━━━ Raw data

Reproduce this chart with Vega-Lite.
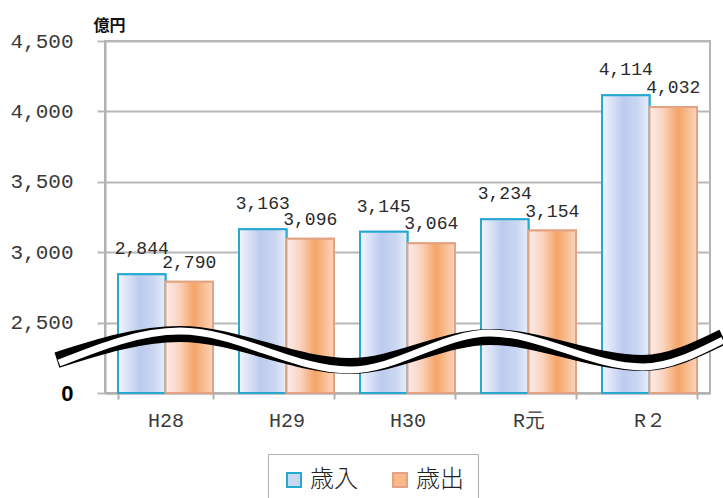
{
  "$schema": "https://vega.github.io/schema/vega-lite/v6.json",
  "width": 605,
  "height": 352,
  "autosize": "none",
  "padding": {"left": 105, "top": 41, "right": 13, "bottom": 105},
  "background": "white",
  "datasets": {
    "bars": [
      {"year": "H28", "series": "歳入", "value": 2844},
      {"year": "H28", "series": "歳出", "value": 2790},
      {"year": "H29", "series": "歳入", "value": 3163},
      {"year": "H29", "series": "歳出", "value": 3096},
      {"year": "H30", "series": "歳入", "value": 3145},
      {"year": "H30", "series": "歳出", "value": 3064},
      {"year": "R元", "series": "歳入", "value": 3234},
      {"year": "R元", "series": "歳出", "value": 3154},
      {"year": "R２", "series": "歳入", "value": 4114},
      {"year": "R２", "series": "歳出", "value": 4032}
    ],
    "wave": [
      {"part": "black", "wx": -0.397, "wy": 2234},
      {"part": "black", "wx": 0.62, "wy": 2419},
      {"part": "black", "wx": 2.025, "wy": 2192},
      {"part": "black", "wx": 3.182, "wy": 2398},
      {"part": "black", "wx": 4.446, "wy": 2213},
      {"part": "black", "wx": 5.107, "wy": 2398},
      {"part": "white", "wx": -0.38, "wy": 2213},
      {"part": "white", "wx": 0.62, "wy": 2440},
      {"part": "white", "wx": 2.025, "wy": 2163},
      {"part": "white", "wx": 3.182, "wy": 2426},
      {"part": "white", "wx": 4.446, "wy": 2185},
      {"part": "white", "wx": 5.107, "wy": 2376}
    ]
  },
  "config": {
    "view": {"stroke": "#b4b4b4", "strokeWidth": 2},
    "legend": {
      "orient": "none",
      "legendX": 163,
      "legendY": 413,
      "direction": "horizontal",
      "labelFont": "Noto Sans CJK JP",
      "labelFontSize": 24,
      "labelFontWeight": 300,
      "labelColor": "#222222",
      "symbolType": "square",
      "symbolSize": 196,
      "symbolStrokeWidth": 2,
      "symbolOpacity": 1,
      "padding": 14,
      "strokeColor": "#b0b0b0",
      "fillColor": "white",
      "columnPadding": 30,
      "labelOffset": 4
    }
  },
  "layer": [
    {
      "data": {"name": "bars"},
      "encoding": {
        "x": {
          "field": "year",
          "type": "nominal",
          "sort": ["H28", "H29", "H30", "R元", "R２"],
          "scale": {"paddingInner": 0.215, "paddingOuter": 0.1075},
          "axis": {
            "title": null,
            "tickBand": "extent",
            "tickSize": 6,
            "tickWidth": 2,
            "tickColor": "#b0b0b0",
            "domainColor": "#b0b0b0",
            "domainWidth": 2,
            "labelFont": "Liberation Mono",
            "labelFontSize": 20,
            "labelColor": "#3a3a3a",
            "labelPadding": 11,
            "labelAngle": 0,
            "grid": false
          }
        },
        "xOffset": {
          "field": "series",
          "type": "nominal",
          "sort": ["歳入", "歳出"],
          "scale": {"paddingInner": 0, "paddingOuter": 0}
        },
        "y": {
          "field": "value",
          "type": "quantitative",
          "scale": {"domain": [2000, 4500], "nice": false, "zero": false},
          "axis": {
            "title": "億円",
            "titleAngle": 0,
            "titleAlign": "left",
            "titleBaseline": "alphabetic",
            "titleX": -12,
            "titleY": -11,
            "titleFont": "Noto Sans CJK JP",
            "titleFontSize": 16,
            "titleFontWeight": "bold",
            "titleColor": "#111111",
            "values": [2000, 2500, 3000, 3500, 4000, 4500],
            "labelExpr": "datum.value === 2000 ? '0' : format(datum.value, ',')",
            "labelFont": {"condition": {"test": "datum.value === 2000", "value": "Liberation Sans"}, "value": "Liberation Mono"},
            "labelFontWeight": {"condition": {"test": "datum.value === 2000", "value": "bold"}, "value": "normal"},
            "labelColor": {"condition": {"test": "datum.value === 2000", "value": "#000000"}, "value": "#3a3a3a"},
            "labelFontSize": {"condition": {"test": "datum.value === 2000", "value": 22}, "value": 21},
            "labelPadding": 24,
            "tickSize": 8,
            "tickWidth": 2,
            "tickColor": "#b8b8b8",
            "domainColor": "#b0b0b0",
            "domainWidth": 2,
            "grid": true,
            "gridColor": "#b8b8b8",
            "gridWidth": 2
          }
        }
      },
      "layer": [
        {
          "mark": {"type": "bar", "strokeWidth": 2},
          "encoding": {
            "y2": {"datum": 2000},
            "fill": {
              "field": "series",
              "type": "nominal",
              "sort": ["歳入", "歳出"],
              "scale": {"domain": ["歳入", "歳出"], "range": ["#c9d7f1", "#f8b98c"]},
              "legend": {"title": null}
            },
            "stroke": {
              "field": "series",
              "type": "nominal",
              "sort": ["歳入", "歳出"],
              "scale": {"domain": ["歳入", "歳出"], "range": ["#27a9cf", "#e2a283"]},
              "legend": {"title": null}
            }
          }
        },
        {
          "mark": {"type": "bar", "strokeWidth": 2},
          "encoding": {
            "y2": {"datum": 2000},
            "fill": {
              "condition": {
                "test": "datum.series === '歳入'",
                "value": {
                  "gradient": "linear", "x1": 0, "y1": 0, "x2": 1, "y2": 0,
                  "stops": [
                    {"offset": 0, "color": "#f3f5fc"},
                    {"offset": 0.45, "color": "#bccbef"},
                    {"offset": 0.75, "color": "#cad7f2"},
                    {"offset": 1, "color": "#e8edf9"}
                  ]
                }
              },
              "value": {
                "gradient": "linear", "x1": 0, "y1": 0, "x2": 1, "y2": 0,
                "stops": [
                  {"offset": 0, "color": "#fdeceb"},
                  {"offset": 0.3, "color": "#fbd2bd"},
                  {"offset": 0.6, "color": "#f5a467"},
                  {"offset": 1, "color": "#fad5bb"}
                ]
              }
            },
            "stroke": {"field": "series", "type": "nominal", "sort": ["歳入", "歳出"]}
          }
        },
        {
          "transform": [{"filter": "datum.series === '歳入'"}],
          "mark": {"type": "text", "font": "Liberation Mono", "fontSize": 18, "color": "#2a2a2a", "baseline": "alphabetic", "dy": -20},
          "encoding": {"text": {"field": "value", "type": "quantitative", "format": ","}}
        },
        {
          "transform": [{"filter": "datum.series === '歳出'"}],
          "mark": {"type": "text", "font": "Liberation Mono", "fontSize": 18, "color": "#2a2a2a", "baseline": "alphabetic", "dy": -14},
          "encoding": {"text": {"field": "value", "type": "quantitative", "format": ","}}
        }
      ]
    },
    {
      "data": {"name": "wave"},
      "encoding": {
        "x": {"field": "wx", "type": "quantitative", "scale": {"domain": [0, 5], "nice": false, "zero": false}, "axis": null},
        "y": {"field": "wy", "type": "quantitative", "title": "億円"}
      },
      "layer": [
        {
          "transform": [{"filter": "datum.part === 'black'"}],
          "mark": {"type": "line", "interpolate": "monotone", "color": "#000000", "strokeWidth": 16, "strokeCap": "butt", "clip": false}
        },
        {
          "transform": [{"filter": "datum.part === 'white'"}],
          "mark": {"type": "line", "interpolate": "monotone", "color": "#ffffff", "strokeWidth": 7, "strokeCap": "butt", "clip": false}
        }
      ]
    }
  ],
  "resolve": {"scale": {"x": "independent"}}
}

━━━━━━

Quote in full the listing given above; the images are to be left out.

Result for this task:
Reproduce this chart with Vega-Lite.
{
  "$schema": "https://vega.github.io/schema/vega-lite/v6.json",
  "width": 605,
  "height": 352,
  "autosize": "none",
  "padding": {"left": 105, "top": 41, "right": 13, "bottom": 105},
  "background": "white",
  "datasets": {
    "bars": [
      {"year": "H28", "series": "歳入", "value": 2844},
      {"year": "H28", "series": "歳出", "value": 2790},
      {"year": "H29", "series": "歳入", "value": 3163},
      {"year": "H29", "series": "歳出", "value": 3096},
      {"year": "H30", "series": "歳入", "value": 3145},
      {"year": "H30", "series": "歳出", "value": 3064},
      {"year": "R元", "series": "歳入", "value": 3234},
      {"year": "R元", "series": "歳出", "value": 3154},
      {"year": "R２", "series": "歳入", "value": 4114},
      {"year": "R２", "series": "歳出", "value": 4032}
    ],
    "wave": [
      {"part": "black", "wx": -0.397, "wy": 2234},
      {"part": "black", "wx": 0.62, "wy": 2419},
      {"part": "black", "wx": 2.025, "wy": 2192},
      {"part": "black", "wx": 3.182, "wy": 2398},
      {"part": "black", "wx": 4.446, "wy": 2213},
      {"part": "black", "wx": 5.107, "wy": 2398},
      {"part": "white", "wx": -0.38, "wy": 2213},
      {"part": "white", "wx": 0.62, "wy": 2440},
      {"part": "white", "wx": 2.025, "wy": 2163},
      {"part": "white", "wx": 3.182, "wy": 2426},
      {"part": "white", "wx": 4.446, "wy": 2185},
      {"part": "white", "wx": 5.107, "wy": 2376}
    ]
  },
  "config": {
    "view": {"stroke": "#b4b4b4", "strokeWidth": 2},
    "legend": {
      "orient": "none",
      "legendX": 163,
      "legendY": 413,
      "direction": "horizontal",
      "labelFont": "Noto Sans CJK JP",
      "labelFontSize": 24,
      "labelFontWeight": 300,
      "labelColor": "#222222",
      "symbolType": "square",
      "symbolSize": 196,
      "symbolStrokeWidth": 2,
      "symbolOpacity": 1,
      "padding": 14,
      "strokeColor": "#b0b0b0",
      "fillColor": "white",
      "columnPadding": 30,
      "labelOffset": 4
    }
  },
  "layer": [
    {
      "data": {"name": "bars"},
      "encoding": {
        "x": {
          "field": "year",
          "type": "nominal",
          "sort": ["H28", "H29", "H30", "R元", "R２"],
          "scale": {"paddingInner": 0.215, "paddingOuter": 0.1075},
          "axis": {
            "title": null,
            "tickBand": "extent",
            "tickSize": 6,
            "tickWidth": 2,
            "tickColor": "#b0b0b0",
            "domainColor": "#b0b0b0",
            "domainWidth": 2,
            "labelFont": "Liberation Mono",
            "labelFontSize": 20,
            "labelColor": "#3a3a3a",
            "labelPadding": 11,
            "labelAngle": 0,
            "grid": false
          }
        },
        "xOffset": {
          "field": "series",
          "type": "nominal",
          "sort": ["歳入", "歳出"],
          "scale": {"paddingInner": 0, "paddingOuter": 0}
        },
        "y": {
          "field": "value",
          "type": "quantitative",
          "scale": {"domain": [2000, 4500], "nice": false, "zero": false},
          "axis": {
            "title": "億円",
            "titleAngle": 0,
            "titleAlign": "left",
            "titleBaseline": "alphabetic",
            "titleX": -12,
            "titleY": -11,
            "titleFont": "Noto Sans CJK JP",
            "titleFontSize": 16,
            "titleFontWeight": "bold",
            "titleColor": "#111111",
            "values": [2000, 2500, 3000, 3500, 4000, 4500],
            "labelExpr": "datum.value === 2000 ? '0' : format(datum.value, ',')",
            "labelFont": {"condition": {"test": "datum.value === 2000", "value": "Liberation Sans"}, "value": "Liberation Mono"},
            "labelFontWeight": {"condition": {"test": "datum.value === 2000", "value": "bold"}, "value": "normal"},
            "labelColor": {"condition": {"test": "datum.value === 2000", "value": "#000000"}, "value": "#3a3a3a"},
            "labelFontSize": {"condition": {"test": "datum.value === 2000", "value": 22}, "value": 21},
            "labelPadding": 24,
            "tickSize": 8,
            "tickWidth": 2,
            "tickColor": "#b8b8b8",
            "domainColor": "#b0b0b0",
            "domainWidth": 2,
            "grid": true,
            "gridColor": "#b8b8b8",
            "gridWidth": 2
          }
        }
      },
      "layer": [
        {
          "mark": {"type": "bar", "strokeWidth": 2},
          "encoding": {
            "y2": {"datum": 2000},
            "fill": {
              "field": "series",
              "type": "nominal",
              "sort": ["歳入", "歳出"],
              "scale": {"domain": ["歳入", "歳出"], "range": ["#c9d7f1", "#f8b98c"]},
              "legend": {"title": null}
            },
            "stroke": {
              "field": "series",
              "type": "nominal",
              "sort": ["歳入", "歳出"],
              "scale": {"domain": ["歳入", "歳出"], "range": ["#27a9cf", "#e2a283"]},
              "legend": {"title": null}
            }
          }
        },
        {
          "mark": {"type": "bar", "strokeWidth": 2},
          "encoding": {
            "y2": {"datum": 2000},
            "fill": {
              "condition": {
                "test": "datum.series === '歳入'",
                "value": {
                  "gradient": "linear", "x1": 0, "y1": 0, "x2": 1, "y2": 0,
                  "stops": [
                    {"offset": 0, "color": "#f3f5fc"},
                    {"offset": 0.45, "color": "#bccbef"},
                    {"offset": 0.75, "color": "#cad7f2"},
                    {"offset": 1, "color": "#e8edf9"}
                  ]
                }
              },
              "value": {
                "gradient": "linear", "x1": 0, "y1": 0, "x2": 1, "y2": 0,
                "stops": [
                  {"offset": 0, "color": "#fdeceb"},
                  {"offset": 0.3, "color": "#fbd2bd"},
                  {"offset": 0.6, "color": "#f5a467"},
                  {"offset": 1, "color": "#fad5bb"}
                ]
              }
            },
            "stroke": {"field": "series", "type": "nominal", "sort": ["歳入", "歳出"]}
          }
        },
        {
          "transform": [{"filter": "datum.series === '歳入'"}],
          "mark": {"type": "text", "font": "Liberation Mono", "fontSize": 18, "color": "#2a2a2a", "baseline": "alphabetic", "dy": -20},
          "encoding": {"text": {"field": "value", "type": "quantitative", "format": ","}}
        },
        {
          "transform": [{"filter": "datum.series === '歳出'"}],
          "mark": {"type": "text", "font": "Liberation Mono", "fontSize": 18, "color": "#2a2a2a", "baseline": "alphabetic", "dy": -14},
          "encoding": {"text": {"field": "value", "type": "quantitative", "format": ","}}
        }
      ]
    },
    {
      "data": {"name": "wave"},
      "encoding": {
        "x": {"field": "wx", "type": "quantitative", "scale": {"domain": [0, 5], "nice": false, "zero": false}, "axis": null},
        "y": {"field": "wy", "type": "quantitative", "title": "億円"}
      },
      "layer": [
        {
          "transform": [{"filter": "datum.part === 'black'"}],
          "mark": {"type": "line", "interpolate": "monotone", "color": "#000000", "strokeWidth": 16, "strokeCap": "butt", "clip": false}
        },
        {
          "transform": [{"filter": "datum.part === 'white'"}],
          "mark": {"type": "line", "interpolate": "monotone", "color": "#ffffff", "strokeWidth": 7, "strokeCap": "butt", "clip": false}
        }
      ]
    }
  ],
  "resolve": {"scale": {"x": "independent"}}
}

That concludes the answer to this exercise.